Литмир - Электронная Библиотека
Содержание  
A
A

Гуггенхаймы с гордостью говорят, что они начали свой путь пешком и, таким образом, сколотили, возможно, самое большое состояние в Америке. Единственное состояние, которое может превзойти состояние Гуггенхаймов, — это состояние Джона Д. Рокфеллера. Спорить с этим бессмысленно. Гуггенхаймы разбогатели безмерно. Но одна из главных «проблем» Гуггенхаймов в Нью-Йорке в социальном плане была связана не столько с их происхождением и богатством, сколько с их любопытной склонностью окружать себя скандалами. Несколько Гуггенхаймов имели несчастье умереть на пороге дома незнакомых дам или стать участниками эффектных судебных процессов о нарушении обещаний.

В Ленгнау (кантон Ааргау, немецкоязычная Северная Швейцария) Гуггенхаймы появились уже в 1696 г. — в документе того года упоминается «der Jud' Maran Guggenheimb von Lengnau», — а в Ленгнау семья, вероятно, приехала из немецкого города Гуггенхайм (ныне Югенхайм), расположенного недалеко от Гейдельберга. Послужили ли причиной переезда семьи из Германии в Швейцарию какие-то противоречия, неизвестно, но к 1740-м годам Гуггенхаймы из Ленгнау оказались вовлечены в скандал, потрясший основы еврейских общин двух стран.
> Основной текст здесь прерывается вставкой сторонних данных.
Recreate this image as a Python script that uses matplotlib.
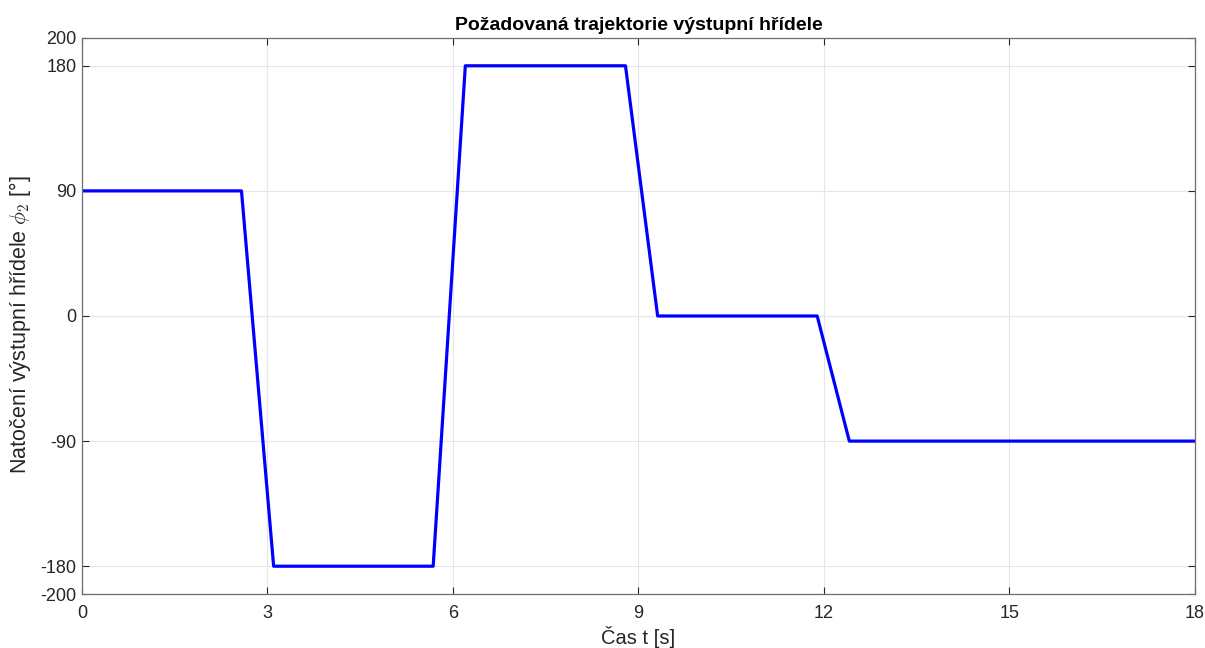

Все началось с визита в Ленгнау молодого швейцарского священника по имени Иоганн Каспер Ульрих, пастора собора Пресвятой Богородицы в Цюрихе, протестантского, несмотря на свое название. Искренний, ученый человек, Ульрих заинтересовался раввинистикой и еврейской культурой еще во время учебы в семинарии. Он приехал в Ленгнау (этот город и соседняя деревня Эндинген были гетто Швейцарии), потому что был наслышан о некоем Якобе Гуггенхайме, парнасе, старейшине синагоги, и ламдене, или ученом. Пастор Ульрих был большим поклонником евреев. (Впоследствии он опубликовал «Сборник еврейских рассказов» — одну из первых книг, написанных христианином той эпохи, в которой с симпатией описывалась жизнь евреев). Пастор познакомился с парнасом, и они очень хорошо поладили. Якоб Гуггенхайм принял пастора у себя дома, и они проводили долгие вечера, обсуждая еврейскую историю и споря о религиозной теории. Но вскоре выяснилось, что главный интерес пастора Ульриха к евреям заключался в их обращении.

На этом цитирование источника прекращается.